Exercise prompt: Return the material exactly as supplied, apart from the pictures, which are omitted.

Data provided:
==*==
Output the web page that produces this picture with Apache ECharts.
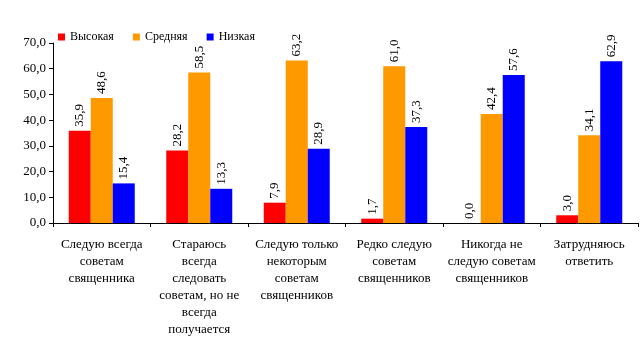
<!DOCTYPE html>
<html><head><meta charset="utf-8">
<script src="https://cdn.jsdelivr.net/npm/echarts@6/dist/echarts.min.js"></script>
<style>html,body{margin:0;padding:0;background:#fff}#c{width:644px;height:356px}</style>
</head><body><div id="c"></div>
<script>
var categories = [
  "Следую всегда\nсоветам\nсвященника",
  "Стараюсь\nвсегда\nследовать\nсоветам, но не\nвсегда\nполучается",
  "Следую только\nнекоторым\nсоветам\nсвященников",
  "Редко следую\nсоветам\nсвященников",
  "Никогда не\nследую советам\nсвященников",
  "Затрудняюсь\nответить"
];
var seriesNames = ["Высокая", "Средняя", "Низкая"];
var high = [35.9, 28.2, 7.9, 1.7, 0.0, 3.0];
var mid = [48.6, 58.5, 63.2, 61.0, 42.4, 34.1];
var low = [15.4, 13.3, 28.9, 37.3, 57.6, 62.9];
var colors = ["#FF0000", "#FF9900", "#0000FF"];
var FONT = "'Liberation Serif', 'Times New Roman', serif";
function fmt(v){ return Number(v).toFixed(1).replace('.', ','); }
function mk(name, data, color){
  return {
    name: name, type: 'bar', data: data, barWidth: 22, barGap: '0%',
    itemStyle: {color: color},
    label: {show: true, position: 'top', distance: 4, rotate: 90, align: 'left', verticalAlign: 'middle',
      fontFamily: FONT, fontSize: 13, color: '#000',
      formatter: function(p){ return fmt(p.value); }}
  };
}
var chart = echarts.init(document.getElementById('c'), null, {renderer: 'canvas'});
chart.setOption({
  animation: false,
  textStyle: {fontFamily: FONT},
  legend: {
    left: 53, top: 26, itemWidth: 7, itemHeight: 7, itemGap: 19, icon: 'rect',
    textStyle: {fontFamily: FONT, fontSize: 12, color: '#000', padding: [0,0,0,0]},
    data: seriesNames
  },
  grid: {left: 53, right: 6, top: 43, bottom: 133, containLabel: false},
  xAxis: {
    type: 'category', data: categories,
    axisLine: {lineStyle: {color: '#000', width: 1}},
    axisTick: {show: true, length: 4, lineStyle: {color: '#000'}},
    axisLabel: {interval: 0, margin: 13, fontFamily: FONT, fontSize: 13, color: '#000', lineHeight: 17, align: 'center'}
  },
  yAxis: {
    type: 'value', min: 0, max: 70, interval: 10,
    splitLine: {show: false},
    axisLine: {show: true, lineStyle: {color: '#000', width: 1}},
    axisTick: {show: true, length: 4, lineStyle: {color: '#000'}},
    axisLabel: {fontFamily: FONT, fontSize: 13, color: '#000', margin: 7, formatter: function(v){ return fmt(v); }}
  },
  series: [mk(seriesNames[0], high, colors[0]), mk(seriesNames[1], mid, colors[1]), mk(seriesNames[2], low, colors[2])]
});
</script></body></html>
==*==
Reply to the task:
Output the web page that produces this picture with Apache ECharts.
<!DOCTYPE html>
<html><head><meta charset="utf-8">
<script src="https://cdn.jsdelivr.net/npm/echarts@6/dist/echarts.min.js"></script>
<style>html,body{margin:0;padding:0;background:#fff}#c{width:644px;height:356px}</style>
</head><body><div id="c"></div>
<script>
var categories = [
  "Следую всегда\nсоветам\nсвященника",
  "Стараюсь\nвсегда\nследовать\nсоветам, но не\nвсегда\nполучается",
  "Следую только\nнекоторым\nсоветам\nсвященников",
  "Редко следую\nсоветам\nсвященников",
  "Никогда не\nследую советам\nсвященников",
  "Затрудняюсь\nответить"
];
var seriesNames = ["Высокая", "Средняя", "Низкая"];
var high = [35.9, 28.2, 7.9, 1.7, 0.0, 3.0];
var mid = [48.6, 58.5, 63.2, 61.0, 42.4, 34.1];
var low = [15.4, 13.3, 28.9, 37.3, 57.6, 62.9];
var colors = ["#FF0000", "#FF9900", "#0000FF"];
var FONT = "'Liberation Serif', 'Times New Roman', serif";
function fmt(v){ return Number(v).toFixed(1).replace('.', ','); }
function mk(name, data, color){
  return {
    name: name, type: 'bar', data: data, barWidth: 22, barGap: '0%',
    itemStyle: {color: color},
    label: {show: true, position: 'top', distance: 4, rotate: 90, align: 'left', verticalAlign: 'middle',
      fontFamily: FONT, fontSize: 13, color: '#000',
      formatter: function(p){ return fmt(p.value); }}
  };
}
var chart = echarts.init(document.getElementById('c'), null, {renderer: 'canvas'});
chart.setOption({
  animation: false,
  textStyle: {fontFamily: FONT},
  legend: {
    left: 53, top: 26, itemWidth: 7, itemHeight: 7, itemGap: 19, icon: 'rect',
    textStyle: {fontFamily: FONT, fontSize: 12, color: '#000', padding: [0,0,0,0]},
    data: seriesNames
  },
  grid: {left: 53, right: 6, top: 43, bottom: 133, containLabel: false},
  xAxis: {
    type: 'category', data: categories,
    axisLine: {lineStyle: {color: '#000', width: 1}},
    axisTick: {show: true, length: 4, lineStyle: {color: '#000'}},
    axisLabel: {interval: 0, margin: 13, fontFamily: FONT, fontSize: 13, color: '#000', lineHeight: 17, align: 'center'}
  },
  yAxis: {
    type: 'value', min: 0, max: 70, interval: 10,
    splitLine: {show: false},
    axisLine: {show: true, lineStyle: {color: '#000', width: 1}},
    axisTick: {show: true, length: 4, lineStyle: {color: '#000'}},
    axisLabel: {fontFamily: FONT, fontSize: 13, color: '#000', margin: 7, formatter: function(v){ return fmt(v); }}
  },
  series: [mk(seriesNames[0], high, colors[0]), mk(seriesNames[1], mid, colors[1]), mk(seriesNames[2], low, colors[2])]
});
</script></body></html>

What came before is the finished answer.